In stunningly vituperative language, a Senate Judiciary Committee report described his bill as “a needless, futile, and utterly dangerous abandonment of constitutional principle…. [that] would subjugate the courts to the will of Congress and the President….” The report bore the signatures of seven Democrats. New York Times columnist Arthur Krock considered the attack on Roosevelt to be an attempt by conservatives to seize control of the party as much as to defeat the bill.

In June Gallup stated that opposition to the Court bill was now 59 percent and that FDR’s favorability down from 65 to 60 percent. His standing with Congress was at its lowest ebb since he took office.

Any slim hope of salvaging the plan died in July with Senate Majority Leader Joseph Robinson of Arkansas, a well-liked conservative who supported the bill. Widely expected to be the president’s first Supreme Court nominee, Robinson succumbed to a heart attack two weeks into the Senate debate, and the bill’s opponents announced a day later that they had the votes to send the measure back to committee.

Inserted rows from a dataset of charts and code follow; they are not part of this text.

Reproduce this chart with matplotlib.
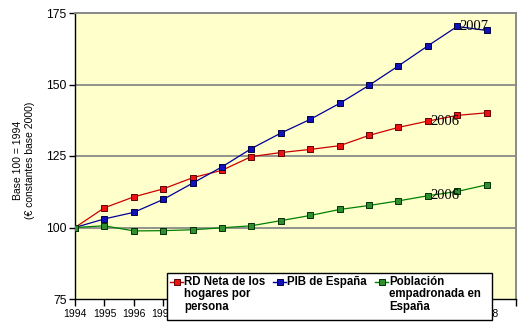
import matplotlib
matplotlib.use("Agg")
import matplotlib.pyplot as plt
from matplotlib.lines import Line2D
from matplotlib.patches import Rectangle

years = list(range(1994, 2009))
rd_neta = [100, 106.9, 110.7, 113.5, 117.4, 120.0, 124.8, 126.2, 127.3, 128.6,
           132.2, 135.0, 137.2, 139.2, 140.1]
pib = [100, 103.0, 105.3, 109.8, 115.5, 121.2, 127.6, 133.0, 137.8, 143.4,
       149.7, 156.5, 163.5, 170.3, 168.9]
poblacion = [100, 100.6, 98.8, 98.9, 99.2, 99.9, 100.6, 102.4, 104.2, 106.3,
             107.7, 109.3, 111.1, 112.6, 114.9]

series_labels = ["RD Neta de los\nhogares por\npersona", "PIB de España",
                 "Población\nempadronada en\nEspaña"]
# year that gets a text tag on each series
tag_years = [2006, 2007, 2006]

line_colors = ["#cc0000", "#000099", "#008000"]
face_colors = ["#ee1111", "#1111bb", "#2f8f2f"]
edge_colors = ["#600000", "#000040", "#003000"]

W, H = 530, 328
fig = plt.figure(figsize=(W / 100, H / 100), dpi=100)
fig.patch.set_facecolor("white")


def fx(x):
    return x / W


def fy(y):
    return 1 - y / H


ax = fig.add_axes([fx(75), fy(299), fx(516) - fx(75), fy(13) - fy(299)])
ax.set_facecolor("#ffffcc")

for yv in [100, 125, 150, 175]:
    ax.axhline(yv, color="#8a8a8a", lw=1.3, zorder=1)

all_series = [rd_neta, pib, poblacion]
for vals, lc, fc, ec, tag in zip(all_series, line_colors, face_colors, edge_colors, tag_years):
    ax.plot(years, vals, color=lc, lw=0.9, marker="s", ms=4.2,
            mfc=fc, mec=ec, mew=0.7, zorder=3)
    i = years.index(tag)
    ax.annotate(str(tag), (years[i], vals[i]), xytext=(1.5, 0),
                textcoords="offset points", ha="left", va="center",
                family="Liberation Serif", fontsize=10.5, color="black", zorder=4)

ax.set_xlim(1994, 2009)
ax.set_ylim(75, 175)
ax.set_yticks([75, 100, 125, 150, 175])
ax.set_xticks(list(range(1994, 2010)))
ax.set_xticklabels([str(y) for y in years] + [""])

for side in ["top", "right"]:
    ax.spines[side].set_color("#8a8a8a")
    ax.spines[side].set_linewidth(1.4)
for side in ["left", "bottom"]:
    ax.spines[side].set_color("black")
    ax.spines[side].set_linewidth(1.0)

ax.tick_params(axis="y", direction="out", length=4, width=1, pad=2,
               labelsize=8.7, colors="black")
ax.tick_params(axis="x", direction="out", length=5, width=1, pad=2,
               labelsize=7.5, colors="black")
for lab in ax.get_xticklabels() + ax.get_yticklabels():
    lab.set_family("Liberation Sans")

fig.text(fx(24), fy(160), "Base 100 = 1994\n(€ constantes base 2000)",
         rotation=90, ha="center", va="center", fontsize=7.5,
         family="Liberation Sans", linespacing=1.15)

# hand-built legend box below the lines
fig.add_artist(Rectangle((fx(167), fy(320)), fx(492) - fx(167), fy(273) - fy(320),
                         transform=fig.transFigure, facecolor="white",
                         edgecolor="black", lw=1.0, zorder=5))
legend_x = [170, 273, 375]
for x0, label, lc, fc, ec in zip(legend_x, series_labels, line_colors, face_colors, edge_colors):
    fig.add_artist(Line2D([fx(x0), fx(x0 + 13)], [fy(282), fy(282)],
                          transform=fig.transFigure, color=lc, lw=1.0, zorder=6))
    fig.add_artist(Line2D([fx(x0 + 6.5)], [fy(282)], transform=fig.transFigure,
                          marker="s", ms=5, mfc=fc, mec=ec, mew=0.7, zorder=7))
    fig.text(fx(x0 + 14), fy(276), label, ha="left", va="top", fontsize=8.3,
             fontweight="bold", family="Liberation Sans", linespacing=1.05,
             zorder=7)

fig.savefig("out.png", dpi=100)
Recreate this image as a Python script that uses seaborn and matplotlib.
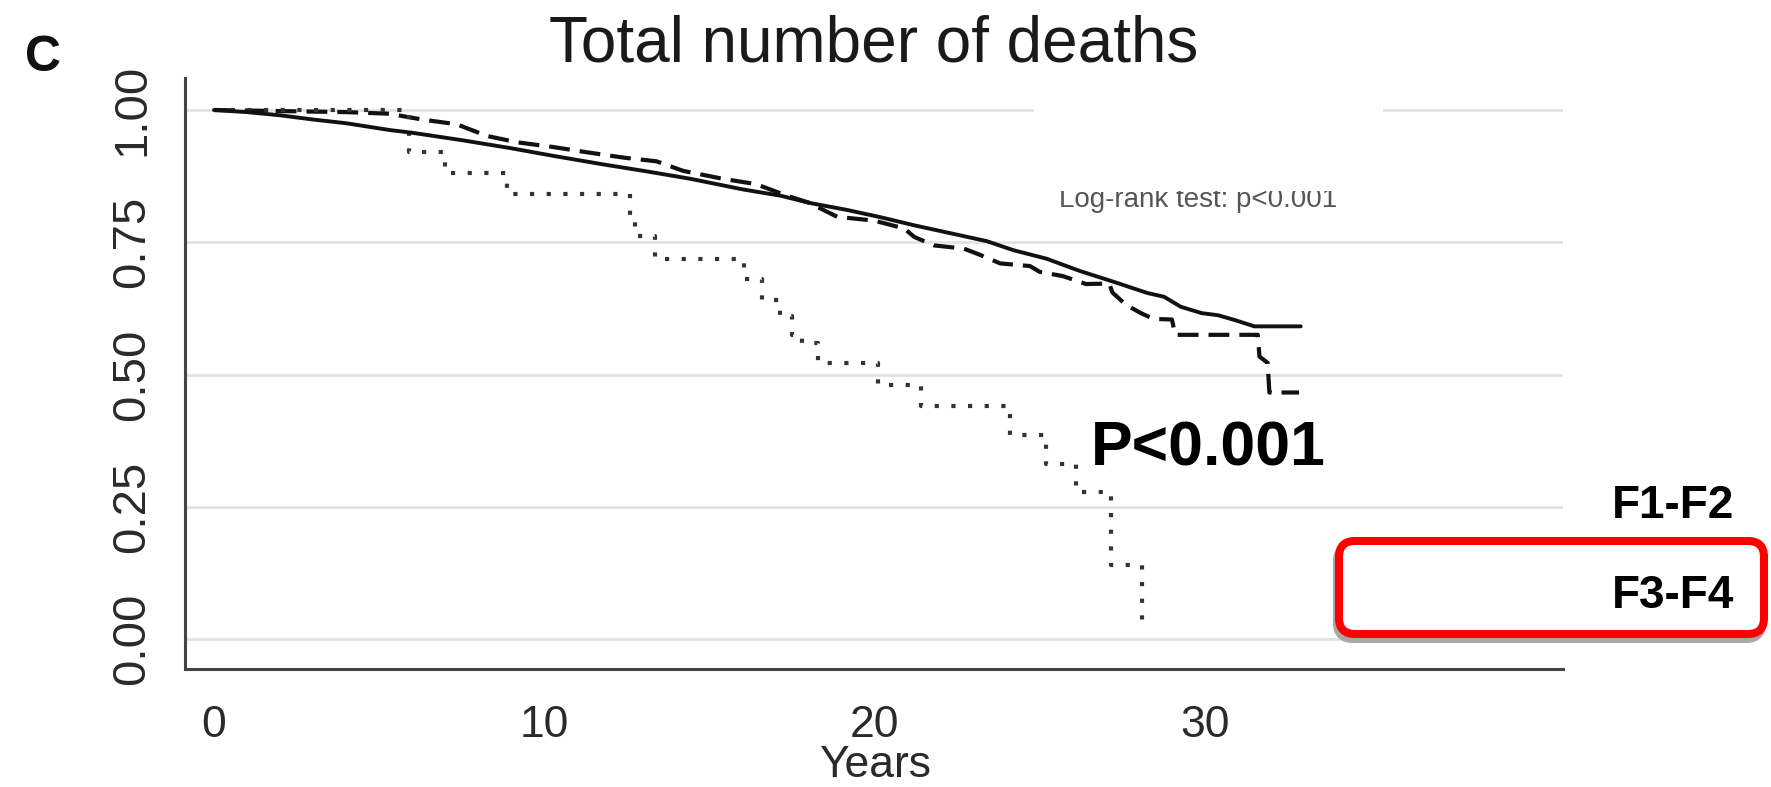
import matplotlib
matplotlib.use("Agg")
import matplotlib.pyplot as plt
import pandas as pd
import seaborn as sns
from matplotlib.patches import FancyBboxPatch, Rectangle
from matplotlib.transforms import IdentityTransform

# ---- Kaplan-Meier survival estimates (years of follow-up, survival probability) ----
years_f0 = [0, 1, 2, 3, 4, 5.33, 6.0, 7.5, 8.97, 10.3, 11.8, 13.1, 14.42, 16.0,
            17.15, 18.06, 19.17, 20.2, 21.2, 22.3, 23.4, 24.2, 25.2, 26.2, 27.2,
            28.26, 28.76, 29.27, 29.9, 30.4, 30.9, 31.5, 32.9]
surv_f0 = [1.0, 0.996, 0.99, 0.982, 0.975, 0.962, 0.957, 0.943, 0.928, 0.913, 0.897,
           0.884, 0.870, 0.850, 0.838, 0.824, 0.811, 0.797, 0.782, 0.767, 0.752,
           0.735, 0.719, 0.696, 0.676, 0.654, 0.647, 0.628, 0.616, 0.612, 0.603,
           0.591, 0.591]

years_f1f2 = [0, 2, 4, 5.3, 6.3, 7.35, 8.26, 9.17, 10.27, 11.3, 12.4, 13.4, 14.2,
              15.4, 16.4, 17.35, 18.0, 18.87, 19.98, 20.9, 21.2, 21.8, 22.7, 23.2,
              23.8, 24.7, 25.0, 25.7, 26.4, 27.1, 27.2, 27.6, 28.06, 28.45, 29.0,
              29.1, 31.6, 31.65, 31.9, 31.95, 32.85]
surv_f1f2 = [1.0, 0.998, 0.996, 0.993, 0.982, 0.973, 0.951, 0.939, 0.930, 0.920,
             0.910, 0.903, 0.885, 0.870, 0.860, 0.838, 0.825, 0.798, 0.791, 0.776,
             0.760, 0.744, 0.738, 0.726, 0.710, 0.705, 0.694, 0.686, 0.671, 0.672,
             0.655, 0.632, 0.616, 0.605, 0.604, 0.575, 0.575, 0.534, 0.522, 0.466,
             0.466]

years_f3f4 = [0, 5.9, 7.0, 8.87, 12.6, 12.75, 13.36, 16.04, 16.6, 17.15, 17.5, 17.8,
              18.3, 20.1, 21.4, 24.1, 25.2, 26.1, 27.15, 28.1]
surv_f3f4 = [1.0, 0.92, 0.88, 0.842, 0.80, 0.762, 0.719, 0.68, 0.64, 0.61, 0.575,
             0.56, 0.522, 0.481, 0.44, 0.385, 0.331, 0.278, 0.14, 0.02]

x_ticks = [0, 10, 20, 30]
y_ticks = [0.0, 0.25, 0.5, 0.75, 1.0]
y_tick_labels = ["0.00", "0.25", "0.50", "0.75", "1.00"]

panel_label = "C"
title = "Total number of deaths"
x_label = "Years"
logrank_text = "Log-rank test: p<0.001"
p_text = "P<0.001"
group_labels = ["F1-F2", "F3-F4"]

# ---- style ----
sns.set_style("white")
plt.rcParams["font.family"] = ["Liberation Sans", "DejaVu Sans"]

W, H = 1771, 787
fig = plt.figure(figsize=(W / 100, H / 100), dpi=100)


def fx(px):
    return px / W


def fy(py):
    return 1 - py / H


ax = fig.add_axes([fx(185), fy(669), (1563 - 185) / W, (669 - 78) / H])

df_f0 = pd.DataFrame({"years": years_f0, "surv": surv_f0})
df_f1f2 = pd.DataFrame({"years": years_f1f2, "surv": surv_f1f2})
df_f3f4 = pd.DataFrame({"years": years_f3f4, "surv": surv_f3f4})

sns.lineplot(data=df_f0, x="years", y="surv", ax=ax, estimator=None, sort=False,
             color="#111111", linewidth=2.8, zorder=4)
sns.lineplot(data=df_f1f2, x="years", y="surv", ax=ax, estimator=None, sort=False,
             color="#111111", linewidth=3.0, linestyle=(0, (5, 2.4)),
             dash_capstyle="butt", zorder=3)
sns.lineplot(data=df_f3f4, x="years", y="surv", ax=ax, estimator=None, sort=False,
             color="#333333", linewidth=3.0, linestyle=(0, (1, 3)),
             drawstyle="steps-post", dash_capstyle="butt", zorder=3)

ax.set_xlim(-0.878, 40.84)
ax.set_ylim(-0.0567, 1.0605)
ax.set_xticks(x_ticks)
ax.set_yticks(y_ticks)
ax.set_yticklabels(y_tick_labels)

# horizontal reference lines
ax.grid(False)
for yv in y_ticks:
    ax.axhline(yv, color="#e2e2e2", linewidth=2.0, zorder=1)

for side in ["top", "right"]:
    ax.spines[side].set_visible(False)
for side in ["left", "bottom"]:
    ax.spines[side].set_color("#444444")
    ax.spines[side].set_linewidth(2.2)

ax.tick_params(axis="both", direction="out", color="#444444", width=1.8,
               length=13, labelcolor="#2a2a2a")
ax.tick_params(axis="x", pad=13, labelsize=32)
ax.tick_params(axis="y", pad=9, labelsize=34, labelrotation=90)
for lab in ax.get_yticklabels():
    lab.set_va("center")

ax.set_ylabel("")
ax.set_xlabel(x_label, fontsize=32, color="#2a2a2a")
ax.xaxis.set_label_coords((875 - 185) / 1378, (669 - 745) / 591)
ax.xaxis.label.set_va("top")

# log-rank annotation, partly masked by a white panel
ax.text(fx(1059), fy(207), logrank_text, transform=fig.transFigure,
        fontsize=20, color="#555555", ha="left", va="baseline", zorder=2)
ax.add_patch(Rectangle((1034, H - 191), 1383 - 1034, 191 - 70,
                       transform=IdentityTransform(), facecolor="white",
                       edgecolor="none", zorder=6, clip_on=False))

# titles and annotations
fig.text(fx(25), fy(71), panel_label, fontsize=36, fontweight="bold",
         ha="left", va="baseline", color="#111111")
fig.text(fx(874), fy(62), title, fontsize=46, ha="center", va="baseline",
         color="#1a1a1a")
fig.text(fx(1091), fy(465), p_text, fontsize=45, fontweight="bold",
         ha="left", va="baseline", color="black")

# highlighted group box with drop shadow
box_x0, box_y0, box_w, box_h = 1339, H - 634, 425, 93
shadow = FancyBboxPatch((box_x0 - 2, box_y0 - 5), box_w, box_h,
                        boxstyle="round,pad=0,rounding_size=16",
                        transform=IdentityTransform(), facecolor="none",
                        edgecolor="#a8a8a8", linewidth=5.8, zorder=1)
box = FancyBboxPatch((box_x0, box_y0), box_w, box_h,
                     boxstyle="round,pad=0,rounding_size=16",
                     transform=IdentityTransform(), facecolor="white",
                     edgecolor="#ff0000", linewidth=5.8, zorder=2)
fig.add_artist(shadow)
fig.add_artist(box)

fig.text(fx(1734), fy(518), group_labels[0], fontsize=33, fontweight="bold",
         ha="right", va="baseline", color="black", zorder=5)
fig.text(fx(1734), fy(608), group_labels[1], fontsize=33, fontweight="bold",
         ha="right", va="baseline", color="black", zorder=5)

fig.savefig("out.png", dpi=100, facecolor="white")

Despite a 76-16 Democratic majority, the motion to send the bill into oblivion passed, 70 to 20.

In a press conference the next day, Roosevelt hid his disappointment, claiming to have achieved his goal of influencing Court decisions. But his closest advisers had seen his anger.

 “He isn’t going to take his defeat lying down,” Democratic Party Chairman James Farley noted in his diary. “He has been double-crossed…by people who should have been loyal supporters.”